Perhaps afraid of what he described as China’s “economic hammer”, both the Prime Minister and the Foreign Secretary have declined to meet with Chen during his visit to the UK to discuss either such human rights abuses, or the UK’s ongoing financial support for organisations such as UNFPA and IPPF, which he and others accuse of assisting the one-child policy. Yet “the West has not been trading with China, but only with the Chinese Communist Party”, Chen argued, before going on to repeat his oft-repeated call for an end to what was translated as behind-closed-doors discussions over human rights: “The Great Britain government, with its legacy of William Wilberforce, must make its human rights policy clear over all other considerations. Facing the brutality of the regime is the responsibility of your Government. So far, the UK has not done enough”.

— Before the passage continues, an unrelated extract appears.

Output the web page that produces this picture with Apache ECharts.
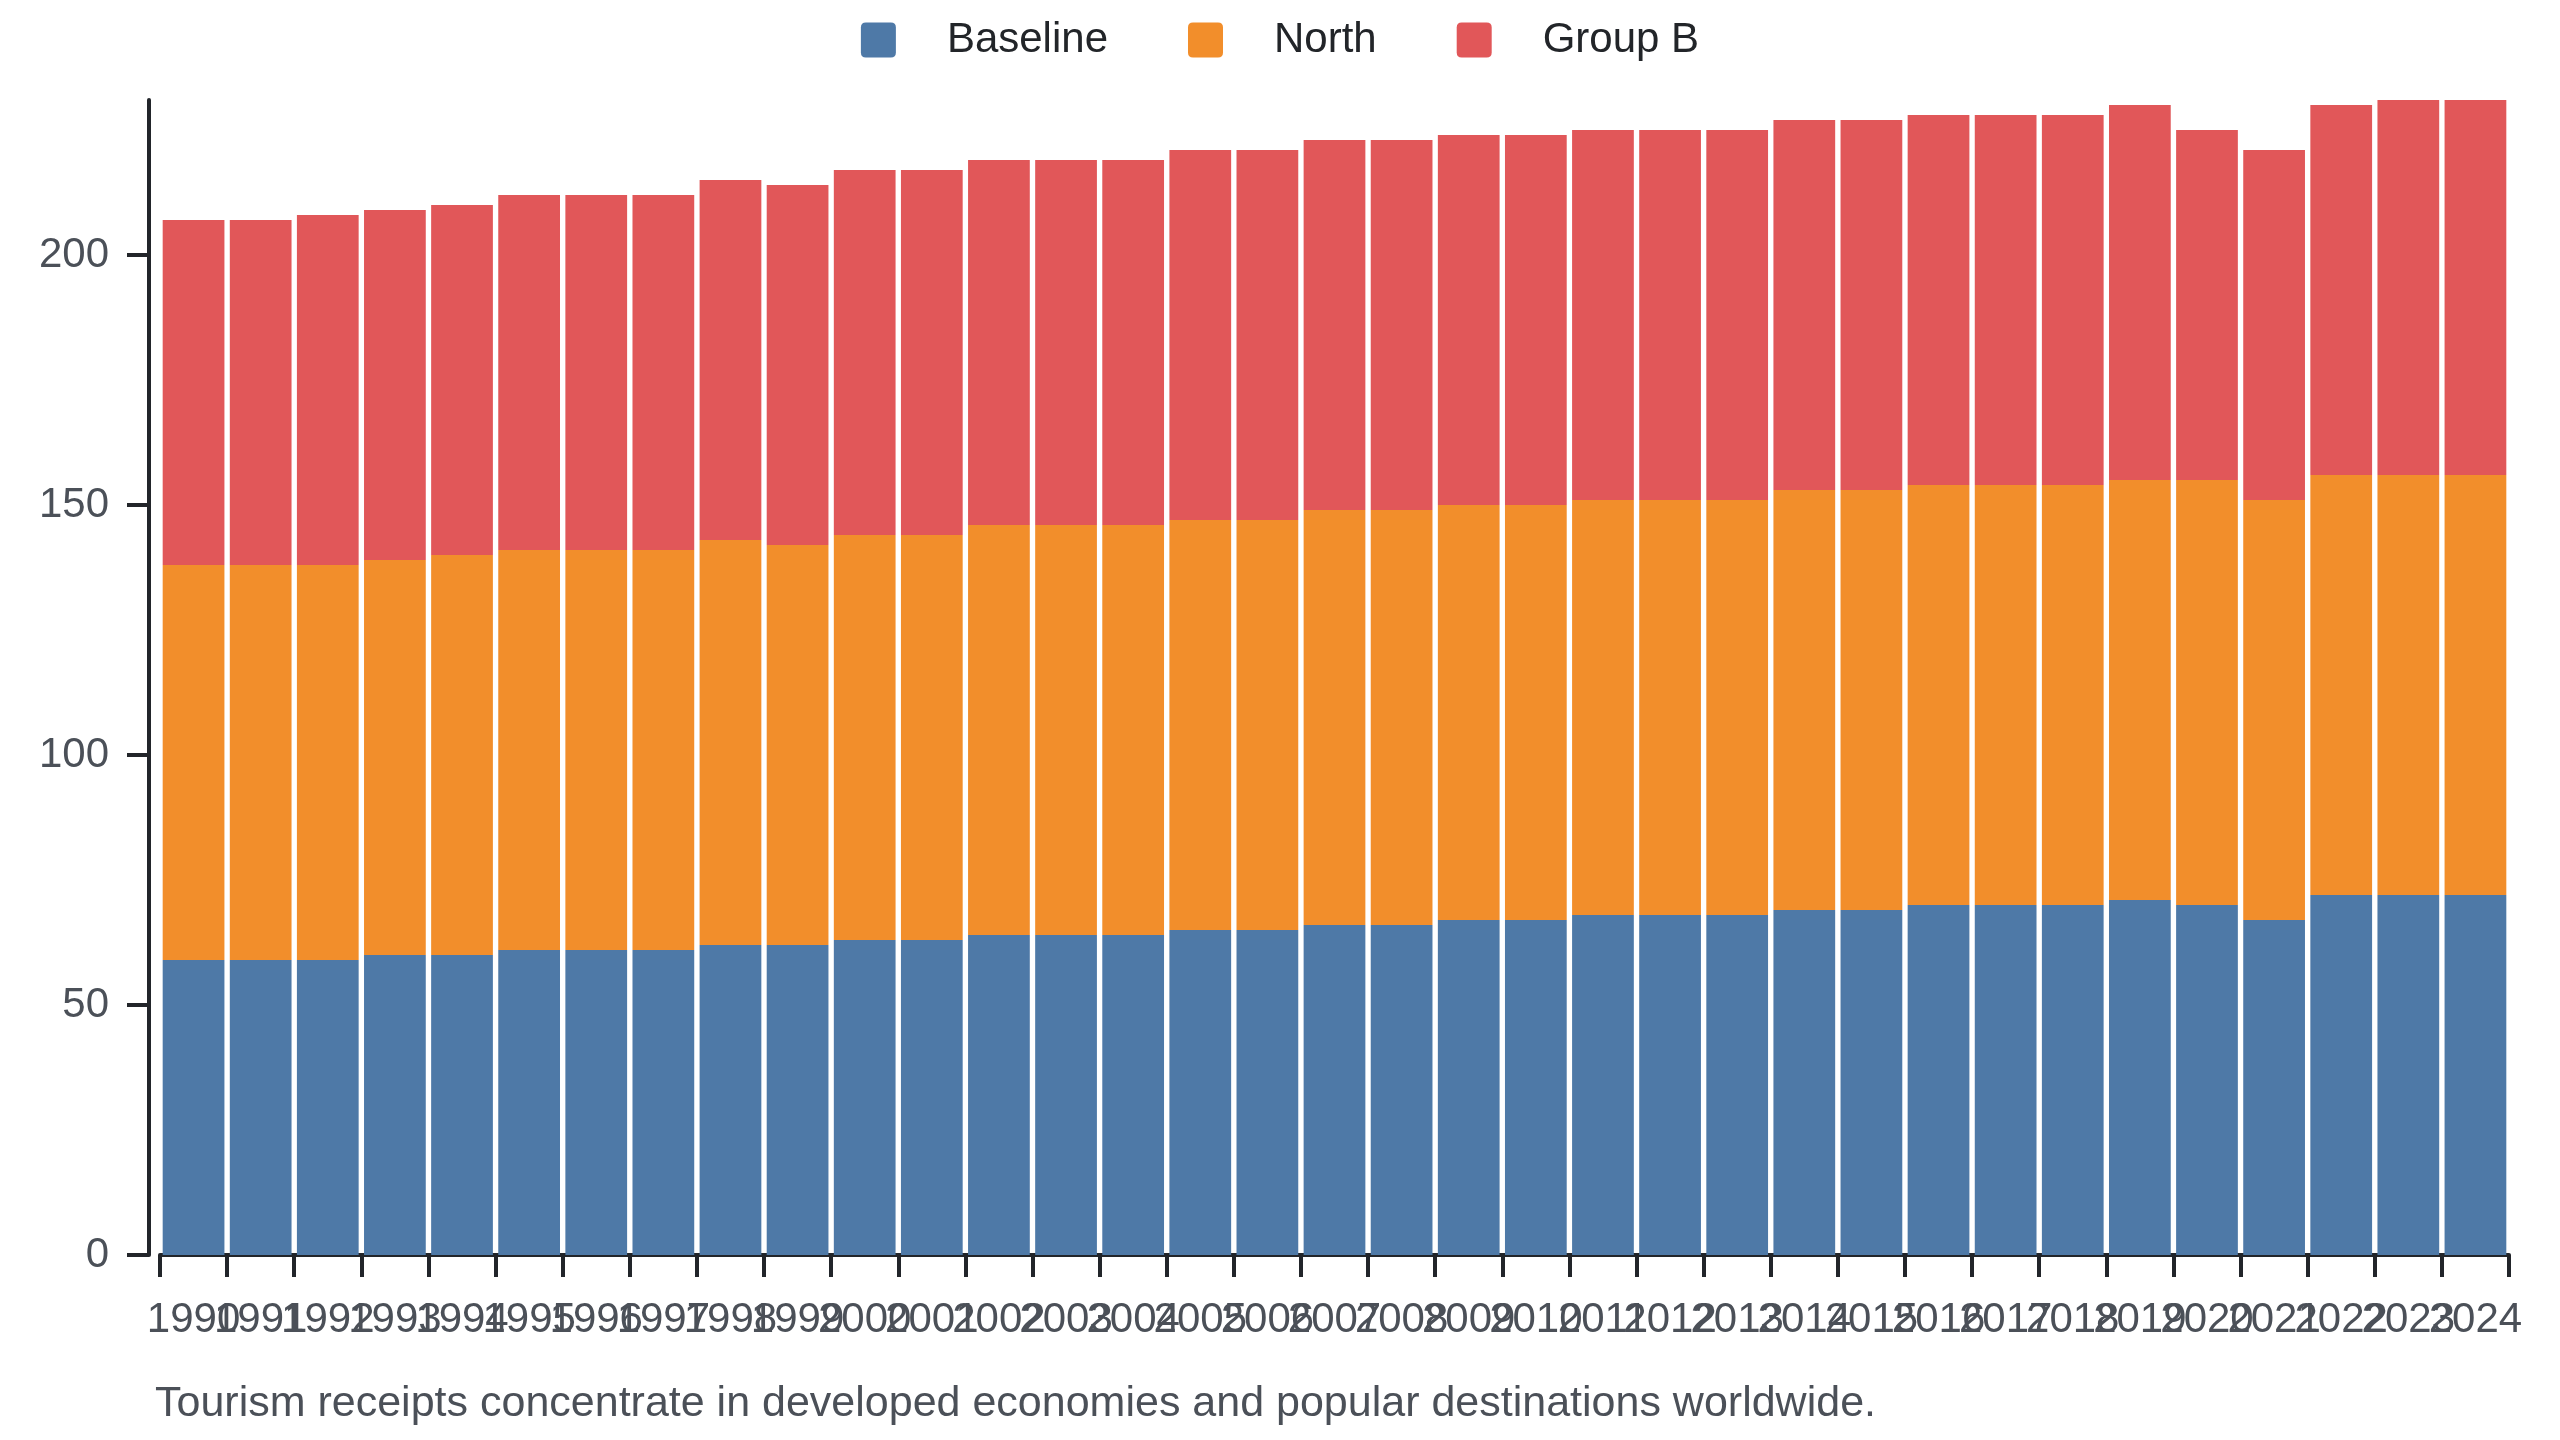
<!DOCTYPE html>
<html>
<head>
<meta charset="utf-8">
<script src="https://cdn.jsdelivr.net/npm/echarts@6/dist/echarts.min.js"></script>
<style>
  html, body { margin: 0; padding: 0; background: #fff; }
  #chart { width: 2560px; height: 1440px; }
</style>
</head>
<body>
<div id="chart"></div>
<script>
// years on the x axis
const years = ['1990', '1991', '1992', '1993', '1994', '1995', '1996', '1997', '1998', '1999',
    '2000', '2001', '2002', '2003', '2004', '2005', '2006', '2007', '2008', '2009',
    '2010', '2011', '2012', '2013', '2014', '2015', '2016', '2017', '2018', '2019',
    '2020', '2021', '2022', '2023', '2024'];

const baseline = [59, 59, 59, 60, 60, 61, 61, 61, 62, 62, 63, 63, 64, 64, 64, 65, 65, 66, 66, 67,
    67, 68, 68, 68, 69, 69, 70, 70, 70, 71, 70, 67, 72, 72, 72];
const north = [79, 79, 79, 79, 80, 80, 80, 80, 81, 80, 81, 81, 82, 82, 82, 82, 82, 83, 83, 83,
    83, 83, 83, 83, 84, 84, 84, 84, 84, 84, 85, 84, 84, 84, 84];
const groupB = [69, 69, 70, 70, 70, 71, 71, 71, 72, 72, 73, 73, 73, 73, 73, 74, 74, 74, 74, 74,
    74, 74, 74, 74, 74, 74, 74, 74, 74, 75, 70, 70, 74, 75, 75];

const yTicks = [0, 50, 100, 150, 200];

const note = 'Tourism receipts concentrate in developed economies and popular destinations worldwide.';

const font = '"Liberation Sans", Arial, sans-serif';
const axisColor = '#22252a';
const labelColor = '#4b5058';
// small rounded square for the legend
const legendIcon = 'path://M5,0 H30 Q35,0 35,5 V30 Q35,35 30,35 H5 Q0,35 0,30 V5 Q0,0 5,0 Z';

const chart = echarts.init(document.getElementById('chart'), null, { renderer: 'canvas' });

const option = {
    animation: false,
    textStyle: { fontFamily: font },
    color: ['#4e79a7', '#f28e2b', '#e15759'],
    title: {
        text: note,
        left: 150,
        top: 1378,
        textStyle: { fontSize: 43, fontWeight: 'normal', color: labelColor, fontFamily: font }
    },
    legend: {
        top: 14,
        left: 'center',
        icon: legendIcon,
        itemWidth: 35,
        itemHeight: 35,
        itemGap: 80,
        textStyle: { fontSize: 42, color: '#222529', fontFamily: font, padding: [0, 0, 0, 46] }
    },
    grid: {
        left: 160,
        right: 51,
        top: 100,
        bottom: 185,
        containLabel: false
    },
    xAxis: {
        type: 'category',
        data: years,
        axisLine: { show: true, lineStyle: { color: axisColor, width: 4 } },
        axisTick: { show: true, alignWithLabel: false, length: 22, lineStyle: { color: axisColor, width: 4 } },
        axisLabel: { interval: 0, fontSize: 42, color: labelColor, margin: 44, fontFamily: font },
        splitLine: { show: false }
    },
    yAxis: {
        type: 'value',
        min: 0,
        max: 231,
        interval: 50,
        offset: 11,
        axisLine: { show: true, lineStyle: { color: axisColor, width: 4 } },
        axisTick: { show: true, length: 22, customValues: yTicks, lineStyle: { color: axisColor, width: 4 } },
        axisLabel: { fontSize: 42, color: labelColor, margin: 40, customValues: yTicks, fontFamily: font },
        splitLine: { show: false }
    },
    series: [
        { name: 'Baseline', type: 'bar', stack: 'total', data: baseline, barCategoryGap: '8%' },
        { name: 'North', type: 'bar', stack: 'total', data: north, barCategoryGap: '8%' },
        { name: 'Group B', type: 'bar', stack: 'total', data: groupB, barCategoryGap: '8%' }
    ]
};

chart.setOption(option);
</script>
</body>
</html>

William Hague has stated that the promotion of human rights is at the forefront of the coalition Government’s international work, as well as one of his own personal objectives as Foreign Secretary: “It is why we hold tyrannical and repressive regimes to account, and it is why we make every possible effort to ensure that we live up to our own values and obligations”. Addressing China’s one-child policy must form part of these values and obligations, beginning with a full assessment of any British complicity in promoting or supporting it.
We owe heroes such as Chen Guangcheng nothing less.